Case description
Factual overview
[1] The appellant and the respondent are property developers. In 2013 the respondent was sequestrated, and title to his two properties, Caldonia and Northlasts, was held by his trustee in sequestration.
[2] The respondent negotiated with the trustee to purchase Northlasts for £220,000. In September 2019, the respondent was introduced to the appellant. After a series of meetings the parties agreed that the appellant would fund the purchase of Caldonia for the price of £930,000.
[3] It was found by the sheriff on hearing evidence that the parties had also agreed on the following: the appellant would secure planning permission for a housing development on Caldonia; that the respondent and the appellant would set up a limited company named Caldonia Developments Ltd, to which they would have an equal shareholding; that Caldonia Developments Ltd was to hold the title to Caldonia; and that the associated costs of the purchase would be paid by the appellant, including Land and Building Transaction Tax (LBTT).
[4] The respondent secured a loan from Barclays Bank of £220,000 to cover the price of Northlasts. The trustee had agreed to relinquish his interest in both properties on the transfer of £1,150,000 (£220,000 for Northlasts and £930,000 for Caldonia) and the title would be held by the respondent. A deadline of 6 November 2020 was set for the transaction to take place.
[5] A meeting was held on 30 October 2020. The appellant suggested that the title to Caldonia be taken directly from the trustee to Caldonia Developments Ltd (omitting the respondent). The trustee refused this proposal. Consequently, title first required to vest in the respondent. It was agreed between the parties that title would then be transferred to Caldonia Developments Ltd.
[6] The respondent agreed to grant a standard security in favour of the appellant for the purchase price of £930,000. The standard security was to protect the appellant whilst title was vested in the respondent. It was suggested that the standard security did not require to be registered on the basis that the title would almost immediately be transferred to Caldonia Developments Ltd. The respondent agreed to grant the standard security. This was an oral agreement between the parties.

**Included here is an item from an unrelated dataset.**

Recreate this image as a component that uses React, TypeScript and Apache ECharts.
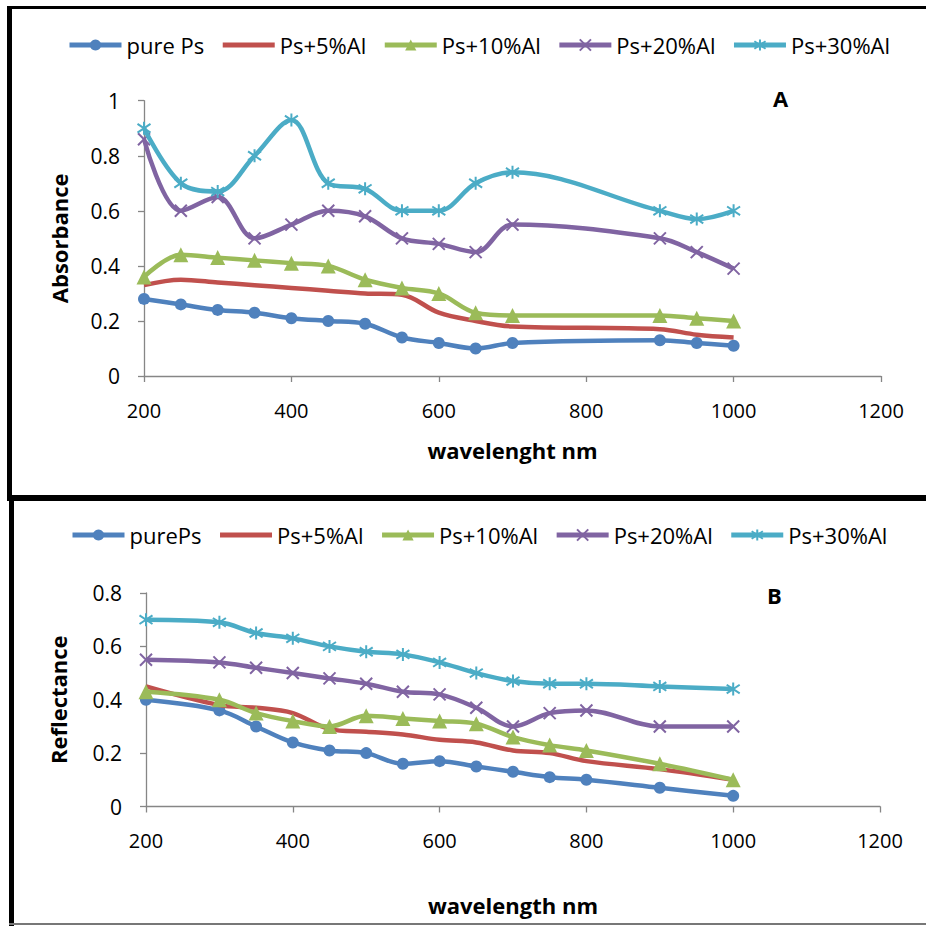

[7] There was a delay on the receipt of the loan funds from Barclays Bank for the purchase of Northlands. The appellant agreed to provide a further £220,000 to enable the respondent to settle in full with the trustee. This was a loan repayable upon the release of funds by Barclays Bank in respect of Northlasts.

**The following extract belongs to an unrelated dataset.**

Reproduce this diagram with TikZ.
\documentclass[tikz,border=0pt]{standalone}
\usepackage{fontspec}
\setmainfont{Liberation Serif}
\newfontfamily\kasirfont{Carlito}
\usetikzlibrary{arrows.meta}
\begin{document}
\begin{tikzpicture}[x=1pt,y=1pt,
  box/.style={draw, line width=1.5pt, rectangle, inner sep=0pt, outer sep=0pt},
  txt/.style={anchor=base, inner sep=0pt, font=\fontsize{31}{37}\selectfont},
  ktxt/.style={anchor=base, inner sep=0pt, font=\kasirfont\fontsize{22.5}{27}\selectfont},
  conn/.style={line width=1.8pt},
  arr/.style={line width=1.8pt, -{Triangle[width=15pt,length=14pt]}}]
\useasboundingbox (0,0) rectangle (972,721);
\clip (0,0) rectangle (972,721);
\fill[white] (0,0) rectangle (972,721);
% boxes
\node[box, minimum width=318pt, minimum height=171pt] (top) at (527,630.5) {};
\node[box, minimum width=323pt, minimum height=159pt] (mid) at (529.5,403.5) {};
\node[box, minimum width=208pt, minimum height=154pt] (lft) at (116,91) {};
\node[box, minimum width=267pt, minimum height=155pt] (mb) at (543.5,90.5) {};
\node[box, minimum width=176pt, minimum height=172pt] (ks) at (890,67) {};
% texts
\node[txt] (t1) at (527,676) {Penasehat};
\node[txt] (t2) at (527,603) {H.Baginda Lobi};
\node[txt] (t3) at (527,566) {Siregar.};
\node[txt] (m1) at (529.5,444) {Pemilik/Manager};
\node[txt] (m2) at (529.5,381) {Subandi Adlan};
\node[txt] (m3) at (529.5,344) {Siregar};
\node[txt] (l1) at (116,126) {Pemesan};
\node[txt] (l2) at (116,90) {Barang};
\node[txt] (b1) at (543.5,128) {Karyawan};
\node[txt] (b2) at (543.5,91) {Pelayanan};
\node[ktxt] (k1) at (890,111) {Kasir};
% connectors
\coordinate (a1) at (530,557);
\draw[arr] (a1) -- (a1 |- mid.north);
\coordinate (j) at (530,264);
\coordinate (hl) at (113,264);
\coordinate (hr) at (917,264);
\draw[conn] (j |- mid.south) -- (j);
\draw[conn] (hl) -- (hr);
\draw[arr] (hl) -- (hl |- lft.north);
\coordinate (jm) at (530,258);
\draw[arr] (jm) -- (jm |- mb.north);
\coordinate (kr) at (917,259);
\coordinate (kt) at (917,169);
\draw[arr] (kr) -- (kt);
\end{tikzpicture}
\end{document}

[8] The respondent’s solicitor prepared a standard security for £1,150,000 by the respondent in favour of the appellant over Caldonia. The standard security was signed on 6 November 2020 securing the increased sum of £1,150,000. The standard security narrated that the respondent would repay the money to the appellant when called upon to do so. The standard security contained a clause consenting to registration. The standard security was registered.

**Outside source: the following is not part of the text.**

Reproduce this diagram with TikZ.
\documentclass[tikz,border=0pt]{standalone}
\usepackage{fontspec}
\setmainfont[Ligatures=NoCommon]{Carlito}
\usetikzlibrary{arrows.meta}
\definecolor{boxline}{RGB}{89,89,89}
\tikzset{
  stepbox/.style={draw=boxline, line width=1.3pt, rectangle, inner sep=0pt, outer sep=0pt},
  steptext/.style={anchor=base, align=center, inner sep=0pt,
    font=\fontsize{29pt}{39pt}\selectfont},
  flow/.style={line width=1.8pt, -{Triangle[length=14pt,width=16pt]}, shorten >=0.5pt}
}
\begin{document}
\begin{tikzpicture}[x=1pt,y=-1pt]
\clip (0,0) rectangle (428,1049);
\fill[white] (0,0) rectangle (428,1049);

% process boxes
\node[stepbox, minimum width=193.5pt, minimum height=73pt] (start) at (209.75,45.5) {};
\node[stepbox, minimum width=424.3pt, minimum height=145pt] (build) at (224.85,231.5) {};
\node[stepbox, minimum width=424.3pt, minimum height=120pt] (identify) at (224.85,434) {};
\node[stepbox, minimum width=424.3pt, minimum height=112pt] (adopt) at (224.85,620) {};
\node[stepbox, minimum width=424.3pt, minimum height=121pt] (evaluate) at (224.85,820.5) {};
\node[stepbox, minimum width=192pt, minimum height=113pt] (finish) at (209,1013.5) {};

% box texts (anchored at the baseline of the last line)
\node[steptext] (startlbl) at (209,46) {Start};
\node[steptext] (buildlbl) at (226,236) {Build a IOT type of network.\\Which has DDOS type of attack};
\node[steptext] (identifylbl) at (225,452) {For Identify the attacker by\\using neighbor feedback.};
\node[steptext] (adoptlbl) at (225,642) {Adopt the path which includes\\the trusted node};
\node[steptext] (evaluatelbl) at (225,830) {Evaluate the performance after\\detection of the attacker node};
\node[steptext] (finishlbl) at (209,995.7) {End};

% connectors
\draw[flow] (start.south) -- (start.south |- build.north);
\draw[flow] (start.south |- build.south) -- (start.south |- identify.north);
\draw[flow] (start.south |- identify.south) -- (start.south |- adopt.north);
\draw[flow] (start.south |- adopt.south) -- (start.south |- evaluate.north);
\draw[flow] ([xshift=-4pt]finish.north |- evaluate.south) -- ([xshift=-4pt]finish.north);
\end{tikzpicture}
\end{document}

[9] The respondent signed a disposition by him in favour of Caldonia Developments Ltd and delivered the same to the appellant. By this time the sum of £220,000 had been repaid to the appellant by the respondent. The appellant refused to settle the LBTT due on the transaction; to register the disposition; and to grant a discharge of the standard security. The appellant called up the standard security, prompting the respondent to raise the present proceedings.
First instance
[10] The above represents the finding in facts made by the sheriff at first instance. The sheriff held that the parties had reached an agreement that title to Caldonia was to be held by Caldonia Developments Ltd. Accordingly, he considered the appellant to have an obligation to grant a discharge of the standard security granted by the respondent once the disposition in favour of Caldonia Developments Ltd had been registered. He also found that the appellant’s refusal to pay the LBTT; the refusal to register the disposition in favour of Caldonia Developments Ltd; and the calling up of the standard security represented an illegitimate attempt to withdraw from the agreement between the parties for the acquisition and development of Caldonia.
The Appeals
[11] The appellant appealed to the Sheriff Appeal Court, who dismissed the appeal and adhered to the Sheriff’s interlocutor. The appellant now, with leave of the court, appeals to the Inner House on six grounds. First, that effect ought to be given to the terms of the standard security only; second, that the agreement sought to vary a real right and so required to be in writing and could not rely on personal bar provisions of the Requirements of Writing (Scotland) Act 1995; third, that there was no legally binding agreement between the parties as to their joint venture; fourth, that the personal bar provision in the Requirements of Writing (Scotland) Act were not engaged; fifth, that the sheriff’s finding that the standard security was to be discharged was an implied term does not meet the established test; sixth, that the sheriff did not consider relevant evidence given by the respondent’s solicitor.
[12] The respondent argues that the parties’ oral agreement was capable of regulating the terms of the standard security; that the agreement between the parties did not affect a real right, it was an agreement between the parties and so was subject to the personal bar provisions in the 1995 Act; that the parties had created a legally binding agreement by their words and conduct; that the personal bar provisions of the 1995 Act were engaged; that the finding in fact that an implied term existed could not be interfered with on the basis that it was ‘plainly wrong’; and that the sheriff considered the evidence of the respondent’s solicitor in so far as it was relevant.
The First Division will hear this case at 10.30 am on 5 May 2026.